■ **Exercise objective**
Pictures stay out of the copy; restate everything else in the material exactly.
****
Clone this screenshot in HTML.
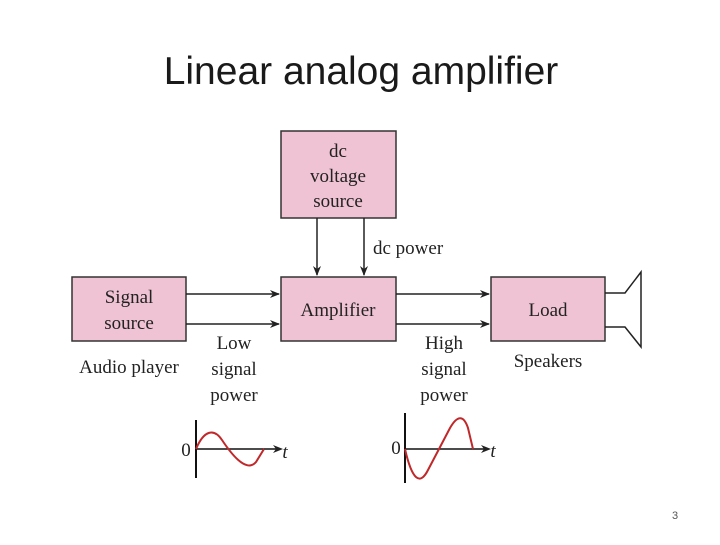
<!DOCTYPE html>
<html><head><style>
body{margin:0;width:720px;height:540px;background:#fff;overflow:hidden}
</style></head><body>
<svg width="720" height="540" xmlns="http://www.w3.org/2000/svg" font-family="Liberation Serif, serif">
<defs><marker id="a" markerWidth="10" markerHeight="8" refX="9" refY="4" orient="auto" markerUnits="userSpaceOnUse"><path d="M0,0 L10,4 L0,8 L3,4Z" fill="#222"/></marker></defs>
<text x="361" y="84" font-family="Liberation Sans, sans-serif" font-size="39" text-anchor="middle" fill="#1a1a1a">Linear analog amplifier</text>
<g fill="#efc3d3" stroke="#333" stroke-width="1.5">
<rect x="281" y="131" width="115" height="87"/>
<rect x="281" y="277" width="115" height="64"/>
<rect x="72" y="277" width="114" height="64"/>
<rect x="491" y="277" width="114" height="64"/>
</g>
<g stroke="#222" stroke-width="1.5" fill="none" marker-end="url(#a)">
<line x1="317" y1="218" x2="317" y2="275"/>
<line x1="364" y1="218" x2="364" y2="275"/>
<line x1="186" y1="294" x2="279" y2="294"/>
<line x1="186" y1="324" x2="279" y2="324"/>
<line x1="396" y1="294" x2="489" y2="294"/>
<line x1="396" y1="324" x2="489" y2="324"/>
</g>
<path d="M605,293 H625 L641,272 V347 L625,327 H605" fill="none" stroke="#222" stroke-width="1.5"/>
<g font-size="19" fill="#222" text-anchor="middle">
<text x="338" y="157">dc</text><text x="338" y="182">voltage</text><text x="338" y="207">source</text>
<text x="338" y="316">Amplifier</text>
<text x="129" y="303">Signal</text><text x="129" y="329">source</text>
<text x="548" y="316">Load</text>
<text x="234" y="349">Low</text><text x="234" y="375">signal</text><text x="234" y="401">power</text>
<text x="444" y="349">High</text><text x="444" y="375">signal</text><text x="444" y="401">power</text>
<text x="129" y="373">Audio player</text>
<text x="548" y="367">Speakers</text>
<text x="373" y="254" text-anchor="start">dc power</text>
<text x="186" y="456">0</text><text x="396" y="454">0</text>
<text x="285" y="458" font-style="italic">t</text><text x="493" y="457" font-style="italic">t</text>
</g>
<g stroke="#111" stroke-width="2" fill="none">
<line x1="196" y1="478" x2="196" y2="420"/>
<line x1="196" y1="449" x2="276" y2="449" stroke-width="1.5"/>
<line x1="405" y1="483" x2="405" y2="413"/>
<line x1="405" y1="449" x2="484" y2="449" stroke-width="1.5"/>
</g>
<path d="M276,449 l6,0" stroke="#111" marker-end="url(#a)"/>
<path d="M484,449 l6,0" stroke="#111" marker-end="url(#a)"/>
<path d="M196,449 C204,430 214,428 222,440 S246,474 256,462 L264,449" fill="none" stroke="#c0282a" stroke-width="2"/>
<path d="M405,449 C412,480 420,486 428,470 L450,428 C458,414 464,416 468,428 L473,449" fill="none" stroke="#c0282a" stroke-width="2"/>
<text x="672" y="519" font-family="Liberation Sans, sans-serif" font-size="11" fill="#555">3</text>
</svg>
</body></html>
****
■ **Completed task**
Clone this screenshot in HTML.
<!DOCTYPE html>
<html><head><style>
body{margin:0;width:720px;height:540px;background:#fff;overflow:hidden}
</style></head><body>
<svg width="720" height="540" xmlns="http://www.w3.org/2000/svg" font-family="Liberation Serif, serif">
<defs><marker id="a" markerWidth="10" markerHeight="8" refX="9" refY="4" orient="auto" markerUnits="userSpaceOnUse"><path d="M0,0 L10,4 L0,8 L3,4Z" fill="#222"/></marker></defs>
<text x="361" y="84" font-family="Liberation Sans, sans-serif" font-size="39" text-anchor="middle" fill="#1a1a1a">Linear analog amplifier</text>
<g fill="#efc3d3" stroke="#333" stroke-width="1.5">
<rect x="281" y="131" width="115" height="87"/>
<rect x="281" y="277" width="115" height="64"/>
<rect x="72" y="277" width="114" height="64"/>
<rect x="491" y="277" width="114" height="64"/>
</g>
<g stroke="#222" stroke-width="1.5" fill="none" marker-end="url(#a)">
<line x1="317" y1="218" x2="317" y2="275"/>
<line x1="364" y1="218" x2="364" y2="275"/>
<line x1="186" y1="294" x2="279" y2="294"/>
<line x1="186" y1="324" x2="279" y2="324"/>
<line x1="396" y1="294" x2="489" y2="294"/>
<line x1="396" y1="324" x2="489" y2="324"/>
</g>
<path d="M605,293 H625 L641,272 V347 L625,327 H605" fill="none" stroke="#222" stroke-width="1.5"/>
<g font-size="19" fill="#222" text-anchor="middle">
<text x="338" y="157">dc</text><text x="338" y="182">voltage</text><text x="338" y="207">source</text>
<text x="338" y="316">Amplifier</text>
<text x="129" y="303">Signal</text><text x="129" y="329">source</text>
<text x="548" y="316">Load</text>
<text x="234" y="349">Low</text><text x="234" y="375">signal</text><text x="234" y="401">power</text>
<text x="444" y="349">High</text><text x="444" y="375">signal</text><text x="444" y="401">power</text>
<text x="129" y="373">Audio player</text>
<text x="548" y="367">Speakers</text>
<text x="373" y="254" text-anchor="start">dc power</text>
<text x="186" y="456">0</text><text x="396" y="454">0</text>
<text x="285" y="458" font-style="italic">t</text><text x="493" y="457" font-style="italic">t</text>
</g>
<g stroke="#111" stroke-width="2" fill="none">
<line x1="196" y1="478" x2="196" y2="420"/>
<line x1="196" y1="449" x2="276" y2="449" stroke-width="1.5"/>
<line x1="405" y1="483" x2="405" y2="413"/>
<line x1="405" y1="449" x2="484" y2="449" stroke-width="1.5"/>
</g>
<path d="M276,449 l6,0" stroke="#111" marker-end="url(#a)"/>
<path d="M484,449 l6,0" stroke="#111" marker-end="url(#a)"/>
<path d="M196,449 C204,430 214,428 222,440 S246,474 256,462 L264,449" fill="none" stroke="#c0282a" stroke-width="2"/>
<path d="M405,449 C412,480 420,486 428,470 L450,428 C458,414 464,416 468,428 L473,449" fill="none" stroke="#c0282a" stroke-width="2"/>
<text x="672" y="519" font-family="Liberation Sans, sans-serif" font-size="11" fill="#555">3</text>
</svg>
</body></html>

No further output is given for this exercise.